We chime in with Matt and with Nicodemus in asking, “How can these things be?!” We know how it’s supposed to work. We’ve got it figured out. We know who deserves what, don’t we? A murderer is a murderer. There is an order we must follow. How can this be?! dark is dark, light is light.
Turns out, we have Nicodemus to thank in this story. A man of the law, a man who was supposed to have all this figured out shows that doubt and questions are part of his faith. Because you’ll notice Jesus doesn’t shut him down but instead engages him in his questions.
What are your strict dividing lines? Where do you find yourself with strong reactions, instantaneous judgment? Where is your certainty when you see these pictures?
From John: And this is the judgment, that the light has come into the world, and people loved darkness rather than the light because their deeds were evil. For all who do evil hate the light and do not come to the light, so that their deeds may not be exposed. But those who do what is true come to the light, so that it may be clearly seen that their deeds have been done in God.
The light comes into our lives and exposes the things we’d rather have covered up. It exposes our doubt and shame; it exposes our questions and wrong doings. This light. This very same light is the light that saves us. The story from The Christian Century concludes this way, with Matt confessing:
What I had either forgotten or never learned is that right next to all of this is something that’s out of control: the power of God. It’s a surging and crackling energy, a wildness that the church hints at but doesn’t own. When I felt it come alive in that prison it made me jump because it defied a deeply ingrained, childish belief in justice and decency. How could a murderer grab hold of the same love I’d been given?
Sitting there with David, I’d felt the pressure of a greater reality pushing against the neat division in my heart between those who are unworthy of God’s love and those who are worthy. David Steffen had been forgiven. He’d claimed the love of God as his own, and that claim threatened me. I never would have guessed that the most unnerving thing I would encounter on death row was the grace of God.
God did not send the Son into the world to condemn the God-hating world but to save the God-hating world. That’s the scandal. Of course we know God loves the creation God set in motion. Of course we know God loves the best parts of the world. But it’s something quite different for God to love a world that hates God.

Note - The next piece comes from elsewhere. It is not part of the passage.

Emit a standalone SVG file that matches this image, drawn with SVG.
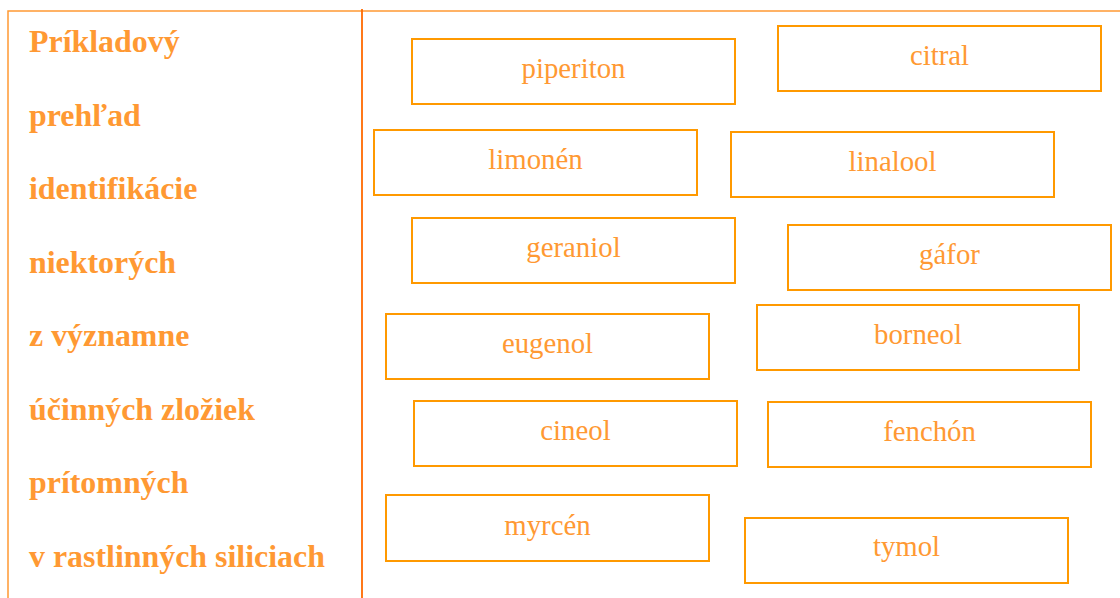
<svg xmlns="http://www.w3.org/2000/svg" width="1120" height="598" viewBox="0 0 1120 598">
<style>
.frame{stroke:#FF9933;stroke-width:1.5;fill:none}
.div{stroke:#FF6A00;stroke-width:1.8;fill:none}
.box{fill:#FFFFFF;stroke:#FF9900;stroke-width:2}
.lbl{font-family:"Liberation Serif","Times New Roman",serif;font-size:28.8px;fill:#FF9933;text-anchor:middle}
.ttl{font-family:"Liberation Serif","Times New Roman",serif;font-size:31.9px;font-weight:bold;fill:#FF9933}
</style>
<rect width="1120" height="598" fill="#FFFFFF"/>
<g id="frame">
<path class="frame" d="M8,598 V11 H1120"/>
<path class="div" d="M362,9 V598"/>
</g>
<g id="title">
<text class="ttl" x="29" y="52">Príkladový</text>
<text class="ttl" x="29" y="125.5">prehľad</text>
<text class="ttl" x="29" y="199">identifikácie</text>
<text class="ttl" x="29" y="272.5">niektorých</text>
<text class="ttl" x="29" y="346">z významne</text>
<text class="ttl" x="29" y="420">účinných zložiek</text>
<text class="ttl" x="29" y="493">prítomných</text>
<text class="ttl" x="29" y="567">v rastlinných siliciach</text>
</g>
<g id="connectors"></g>
<g id="piperiton"><rect class="box" x="412" y="39" width="323" height="65"/><text class="lbl" x="573.5" y="78">piperiton</text></g>
<g id="citral"><rect class="box" x="778" y="26" width="323" height="65"/><text class="lbl" x="939.5" y="65">citral</text></g>
<g id="limonen"><rect class="box" x="374" y="130" width="323" height="65"/><text class="lbl" x="535.5" y="169">limonén</text></g>
<g id="linalool"><rect class="box" x="731" y="132" width="323" height="65"/><text class="lbl" x="892.5" y="171">linalool</text></g>
<g id="geraniol"><rect class="box" x="412" y="218" width="323" height="65"/><text class="lbl" x="573.5" y="257">geraniol</text></g>
<g id="gafor"><rect class="box" x="788" y="225" width="323" height="65"/><text class="lbl" x="949.5" y="264">gáfor</text></g>
<g id="eugenol"><rect class="box" x="386" y="314" width="323" height="65"/><text class="lbl" x="547.5" y="353">eugenol</text></g>
<g id="borneol"><rect class="box" x="757" y="305" width="322" height="65"/><text class="lbl" x="918" y="344">borneol</text></g>
<g id="cineol"><rect class="box" x="414" y="401" width="323" height="65"/><text class="lbl" x="575.5" y="440">cineol</text></g>
<g id="fenchon"><rect class="box" x="768" y="402" width="323" height="65"/><text class="lbl" x="929.5" y="441">fenchón</text></g>
<g id="myrcen"><rect class="box" x="386" y="495" width="323" height="66"/><text class="lbl" x="547.5" y="535">myrcén</text></g>
<g id="tymol"><rect class="box" x="745" y="518" width="323" height="65"/><text class="lbl" x="906.5" y="556">tymol</text></g>
</svg>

David, the death row inmate, was born again. God loved David before David even had a chance to love God. Through this confinement with nothing but time on his hands, he encountered God. He encountered the light that exposed what he had done. And God certainly judged him. But God did not leave David where God found him. God transformed his heart. Blurred the lines; destroyed the neat categories of right and wrong. Declaring him a person, a child of God, worthy of God’s undeserved grace.
Your questions or doubt won’t keep God away. Not even your certain categories of who God is supposed to love and forgive cannot keep God contained. Not even a fence with barbed wire. Not even a murderer’s heart. God did not send the Son into the world to condemn the world, but in order that the world might be saved through him. And we say, thanks be to God. Amen.